Stated problem –
Reproduce only the top of the records, down to and including the line containing "ax.spines[s].set_linewidth(1)".

--- Begin Source records ---

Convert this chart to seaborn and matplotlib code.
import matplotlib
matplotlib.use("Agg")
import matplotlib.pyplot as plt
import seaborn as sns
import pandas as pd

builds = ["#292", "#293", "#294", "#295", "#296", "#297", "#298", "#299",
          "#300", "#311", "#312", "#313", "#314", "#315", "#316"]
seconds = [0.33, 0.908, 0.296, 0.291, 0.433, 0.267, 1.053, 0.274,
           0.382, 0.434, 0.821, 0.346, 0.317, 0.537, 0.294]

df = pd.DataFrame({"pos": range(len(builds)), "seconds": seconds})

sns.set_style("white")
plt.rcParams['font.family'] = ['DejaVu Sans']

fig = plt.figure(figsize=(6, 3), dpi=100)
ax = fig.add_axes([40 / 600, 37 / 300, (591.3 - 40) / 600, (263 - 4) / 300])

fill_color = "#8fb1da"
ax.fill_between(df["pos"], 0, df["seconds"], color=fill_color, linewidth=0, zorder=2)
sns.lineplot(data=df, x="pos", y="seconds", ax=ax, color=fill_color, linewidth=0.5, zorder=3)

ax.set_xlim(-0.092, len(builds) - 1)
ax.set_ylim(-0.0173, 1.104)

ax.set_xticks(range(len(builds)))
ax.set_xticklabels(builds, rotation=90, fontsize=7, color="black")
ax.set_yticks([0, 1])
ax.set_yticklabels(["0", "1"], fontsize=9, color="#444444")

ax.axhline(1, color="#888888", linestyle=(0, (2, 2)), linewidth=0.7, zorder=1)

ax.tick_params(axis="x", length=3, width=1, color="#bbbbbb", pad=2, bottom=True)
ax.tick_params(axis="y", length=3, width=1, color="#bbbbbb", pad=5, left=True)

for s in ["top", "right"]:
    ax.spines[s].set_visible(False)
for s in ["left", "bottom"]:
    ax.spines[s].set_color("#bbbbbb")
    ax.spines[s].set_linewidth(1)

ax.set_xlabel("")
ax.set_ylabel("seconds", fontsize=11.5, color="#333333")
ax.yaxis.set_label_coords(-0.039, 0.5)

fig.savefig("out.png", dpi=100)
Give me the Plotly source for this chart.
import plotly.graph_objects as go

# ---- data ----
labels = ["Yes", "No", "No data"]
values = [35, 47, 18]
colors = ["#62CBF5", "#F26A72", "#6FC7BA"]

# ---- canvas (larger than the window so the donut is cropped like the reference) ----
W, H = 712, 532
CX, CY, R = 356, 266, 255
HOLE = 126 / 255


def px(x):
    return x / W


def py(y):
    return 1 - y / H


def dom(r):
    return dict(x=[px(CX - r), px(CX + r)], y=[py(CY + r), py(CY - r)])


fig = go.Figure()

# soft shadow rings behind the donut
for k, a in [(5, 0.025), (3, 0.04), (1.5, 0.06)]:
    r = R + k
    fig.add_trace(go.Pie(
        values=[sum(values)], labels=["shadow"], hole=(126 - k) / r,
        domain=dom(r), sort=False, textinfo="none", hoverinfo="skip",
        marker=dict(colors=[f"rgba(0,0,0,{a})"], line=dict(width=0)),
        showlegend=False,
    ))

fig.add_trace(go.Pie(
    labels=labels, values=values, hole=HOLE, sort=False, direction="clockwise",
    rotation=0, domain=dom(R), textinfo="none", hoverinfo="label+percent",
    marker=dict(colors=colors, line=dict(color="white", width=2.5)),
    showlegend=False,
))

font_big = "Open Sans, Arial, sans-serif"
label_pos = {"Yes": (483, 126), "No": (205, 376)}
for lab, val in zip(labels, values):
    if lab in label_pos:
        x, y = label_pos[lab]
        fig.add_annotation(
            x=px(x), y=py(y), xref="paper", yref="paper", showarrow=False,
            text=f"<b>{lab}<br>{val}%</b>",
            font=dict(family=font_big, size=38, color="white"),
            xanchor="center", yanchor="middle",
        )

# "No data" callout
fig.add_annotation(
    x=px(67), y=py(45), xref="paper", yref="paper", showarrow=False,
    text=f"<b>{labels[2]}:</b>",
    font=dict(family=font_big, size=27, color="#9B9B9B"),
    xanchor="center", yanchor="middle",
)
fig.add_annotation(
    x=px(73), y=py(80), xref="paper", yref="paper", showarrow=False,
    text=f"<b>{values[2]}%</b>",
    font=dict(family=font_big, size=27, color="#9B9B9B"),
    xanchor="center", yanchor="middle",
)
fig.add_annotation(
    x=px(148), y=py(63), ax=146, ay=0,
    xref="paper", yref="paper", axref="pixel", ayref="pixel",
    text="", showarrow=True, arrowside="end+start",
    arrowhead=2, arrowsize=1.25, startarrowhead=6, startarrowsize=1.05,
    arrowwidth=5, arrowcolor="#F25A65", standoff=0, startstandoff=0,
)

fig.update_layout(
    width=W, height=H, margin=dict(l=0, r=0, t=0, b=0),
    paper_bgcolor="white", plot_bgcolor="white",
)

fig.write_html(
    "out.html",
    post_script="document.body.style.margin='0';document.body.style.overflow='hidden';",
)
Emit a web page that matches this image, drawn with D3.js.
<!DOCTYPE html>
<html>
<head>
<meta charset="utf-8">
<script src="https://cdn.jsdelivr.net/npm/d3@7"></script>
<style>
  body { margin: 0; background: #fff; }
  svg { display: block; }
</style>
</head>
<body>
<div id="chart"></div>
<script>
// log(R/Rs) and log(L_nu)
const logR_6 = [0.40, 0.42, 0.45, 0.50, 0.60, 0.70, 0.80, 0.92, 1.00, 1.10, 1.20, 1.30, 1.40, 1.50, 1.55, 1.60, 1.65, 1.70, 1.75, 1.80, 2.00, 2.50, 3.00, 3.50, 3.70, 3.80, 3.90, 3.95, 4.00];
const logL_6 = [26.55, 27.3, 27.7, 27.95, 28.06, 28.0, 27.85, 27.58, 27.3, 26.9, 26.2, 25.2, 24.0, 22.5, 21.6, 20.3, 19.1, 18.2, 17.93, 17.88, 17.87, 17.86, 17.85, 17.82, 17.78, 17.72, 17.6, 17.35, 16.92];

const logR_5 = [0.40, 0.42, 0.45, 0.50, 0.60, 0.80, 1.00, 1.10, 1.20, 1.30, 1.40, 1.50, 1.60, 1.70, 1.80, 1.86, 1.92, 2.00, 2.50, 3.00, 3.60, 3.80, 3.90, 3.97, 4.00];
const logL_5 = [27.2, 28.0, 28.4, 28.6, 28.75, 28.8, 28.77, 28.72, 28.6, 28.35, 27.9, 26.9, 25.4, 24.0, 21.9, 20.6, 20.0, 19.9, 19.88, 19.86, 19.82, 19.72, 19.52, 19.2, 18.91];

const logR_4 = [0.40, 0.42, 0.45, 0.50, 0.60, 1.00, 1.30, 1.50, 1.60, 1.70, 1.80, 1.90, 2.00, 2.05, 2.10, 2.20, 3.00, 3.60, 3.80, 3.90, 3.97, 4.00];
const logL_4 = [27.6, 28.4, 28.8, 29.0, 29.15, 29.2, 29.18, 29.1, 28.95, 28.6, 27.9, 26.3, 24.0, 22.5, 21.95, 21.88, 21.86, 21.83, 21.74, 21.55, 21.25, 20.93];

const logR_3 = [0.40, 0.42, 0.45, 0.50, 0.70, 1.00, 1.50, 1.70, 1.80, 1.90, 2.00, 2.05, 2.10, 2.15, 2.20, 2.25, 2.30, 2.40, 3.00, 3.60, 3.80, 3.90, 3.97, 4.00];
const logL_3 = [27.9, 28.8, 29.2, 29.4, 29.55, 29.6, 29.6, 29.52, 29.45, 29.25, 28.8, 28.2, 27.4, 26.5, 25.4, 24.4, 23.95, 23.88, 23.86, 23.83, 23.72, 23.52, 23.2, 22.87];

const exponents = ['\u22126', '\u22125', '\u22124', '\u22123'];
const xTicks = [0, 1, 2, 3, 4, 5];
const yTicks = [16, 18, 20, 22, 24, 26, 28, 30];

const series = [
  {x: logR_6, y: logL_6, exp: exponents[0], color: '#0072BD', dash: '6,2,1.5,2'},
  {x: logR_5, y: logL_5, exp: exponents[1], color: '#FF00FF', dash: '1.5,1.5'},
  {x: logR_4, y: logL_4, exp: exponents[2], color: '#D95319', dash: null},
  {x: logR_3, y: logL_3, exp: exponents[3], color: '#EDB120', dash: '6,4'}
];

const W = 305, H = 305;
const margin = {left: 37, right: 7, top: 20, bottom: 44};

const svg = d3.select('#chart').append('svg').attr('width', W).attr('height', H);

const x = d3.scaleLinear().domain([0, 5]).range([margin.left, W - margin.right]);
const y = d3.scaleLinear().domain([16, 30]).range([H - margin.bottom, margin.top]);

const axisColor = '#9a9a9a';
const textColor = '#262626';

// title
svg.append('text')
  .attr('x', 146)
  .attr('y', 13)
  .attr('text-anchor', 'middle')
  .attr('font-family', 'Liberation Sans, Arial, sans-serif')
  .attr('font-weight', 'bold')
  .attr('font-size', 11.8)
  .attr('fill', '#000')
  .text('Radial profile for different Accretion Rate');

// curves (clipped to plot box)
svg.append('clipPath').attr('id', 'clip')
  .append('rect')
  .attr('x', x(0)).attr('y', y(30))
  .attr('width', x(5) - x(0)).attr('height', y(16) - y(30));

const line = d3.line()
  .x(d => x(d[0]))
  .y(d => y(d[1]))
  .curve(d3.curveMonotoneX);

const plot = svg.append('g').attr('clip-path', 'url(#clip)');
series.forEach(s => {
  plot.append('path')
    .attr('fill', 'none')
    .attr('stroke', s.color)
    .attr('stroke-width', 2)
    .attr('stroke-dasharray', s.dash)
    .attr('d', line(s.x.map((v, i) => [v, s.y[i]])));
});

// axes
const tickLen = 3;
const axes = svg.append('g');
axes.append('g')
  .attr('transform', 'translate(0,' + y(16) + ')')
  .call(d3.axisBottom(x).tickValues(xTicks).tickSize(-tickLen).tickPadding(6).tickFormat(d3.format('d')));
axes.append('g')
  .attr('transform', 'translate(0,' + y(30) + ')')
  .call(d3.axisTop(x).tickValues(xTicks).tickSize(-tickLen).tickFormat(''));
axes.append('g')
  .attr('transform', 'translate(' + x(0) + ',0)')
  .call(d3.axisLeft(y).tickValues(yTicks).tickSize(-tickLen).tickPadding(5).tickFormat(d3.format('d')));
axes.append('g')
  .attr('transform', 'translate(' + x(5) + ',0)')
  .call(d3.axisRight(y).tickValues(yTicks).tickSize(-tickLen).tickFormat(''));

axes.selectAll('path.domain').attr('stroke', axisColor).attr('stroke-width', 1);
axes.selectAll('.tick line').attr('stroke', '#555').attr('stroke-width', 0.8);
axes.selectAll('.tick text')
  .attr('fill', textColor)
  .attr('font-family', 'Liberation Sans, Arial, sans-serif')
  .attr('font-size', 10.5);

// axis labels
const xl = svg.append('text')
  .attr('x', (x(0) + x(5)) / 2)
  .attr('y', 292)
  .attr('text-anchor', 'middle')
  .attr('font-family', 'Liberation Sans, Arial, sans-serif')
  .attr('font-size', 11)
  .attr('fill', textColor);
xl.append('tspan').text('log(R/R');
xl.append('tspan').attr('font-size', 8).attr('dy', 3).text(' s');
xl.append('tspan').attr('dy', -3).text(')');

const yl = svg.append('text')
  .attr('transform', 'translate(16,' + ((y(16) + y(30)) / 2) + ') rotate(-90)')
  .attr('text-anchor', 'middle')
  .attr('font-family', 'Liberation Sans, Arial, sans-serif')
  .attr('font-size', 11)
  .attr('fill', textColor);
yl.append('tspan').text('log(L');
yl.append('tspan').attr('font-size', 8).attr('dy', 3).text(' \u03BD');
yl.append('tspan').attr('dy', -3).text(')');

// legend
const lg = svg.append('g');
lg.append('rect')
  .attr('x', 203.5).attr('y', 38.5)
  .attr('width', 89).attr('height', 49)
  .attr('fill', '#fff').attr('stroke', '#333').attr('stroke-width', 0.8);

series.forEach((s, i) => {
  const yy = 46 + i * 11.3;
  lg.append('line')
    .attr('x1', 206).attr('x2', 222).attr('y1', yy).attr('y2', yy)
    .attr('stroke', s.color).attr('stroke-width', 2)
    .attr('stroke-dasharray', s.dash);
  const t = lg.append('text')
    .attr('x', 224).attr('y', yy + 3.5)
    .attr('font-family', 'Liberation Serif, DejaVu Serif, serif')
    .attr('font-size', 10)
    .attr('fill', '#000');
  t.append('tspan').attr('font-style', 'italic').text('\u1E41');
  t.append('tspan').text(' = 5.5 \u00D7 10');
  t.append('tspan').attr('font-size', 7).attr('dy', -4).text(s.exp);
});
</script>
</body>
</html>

--- End Source records ---

Task output –
Convert this chart to seaborn and matplotlib code.
import matplotlib
matplotlib.use("Agg")
import matplotlib.pyplot as plt
import seaborn as sns
import pandas as pd

builds = ["#292", "#293", "#294", "#295", "#296", "#297", "#298", "#299",
          "#300", "#311", "#312", "#313", "#314", "#315", "#316"]
seconds = [0.33, 0.908, 0.296, 0.291, 0.433, 0.267, 1.053, 0.274,
           0.382, 0.434, 0.821, 0.346, 0.317, 0.537, 0.294]

df = pd.DataFrame({"pos": range(len(builds)), "seconds": seconds})

sns.set_style("white")
plt.rcParams['font.family'] = ['DejaVu Sans']

fig = plt.figure(figsize=(6, 3), dpi=100)
ax = fig.add_axes([40 / 600, 37 / 300, (591.3 - 40) / 600, (263 - 4) / 300])

fill_color = "#8fb1da"
ax.fill_between(df["pos"], 0, df["seconds"], color=fill_color, linewidth=0, zorder=2)
sns.lineplot(data=df, x="pos", y="seconds", ax=ax, color=fill_color, linewidth=0.5, zorder=3)

ax.set_xlim(-0.092, len(builds) - 1)
ax.set_ylim(-0.0173, 1.104)

ax.set_xticks(range(len(builds)))
ax.set_xticklabels(builds, rotation=90, fontsize=7, color="black")
ax.set_yticks([0, 1])
ax.set_yticklabels(["0", "1"], fontsize=9, color="#444444")

ax.axhline(1, color="#888888", linestyle=(0, (2, 2)), linewidth=0.7, zorder=1)

ax.tick_params(axis="x", length=3, width=1, color="#bbbbbb", pad=2, bottom=True)
ax.tick_params(axis="y", length=3, width=1, color="#bbbbbb", pad=5, left=True)

for s in ["top", "right"]:
    ax.spines[s].set_visible(False)
for s in ["left", "bottom"]:
    ax.spines[s].set_color("#bbbbbb")
    ax.spines[s].set_linewidth(1)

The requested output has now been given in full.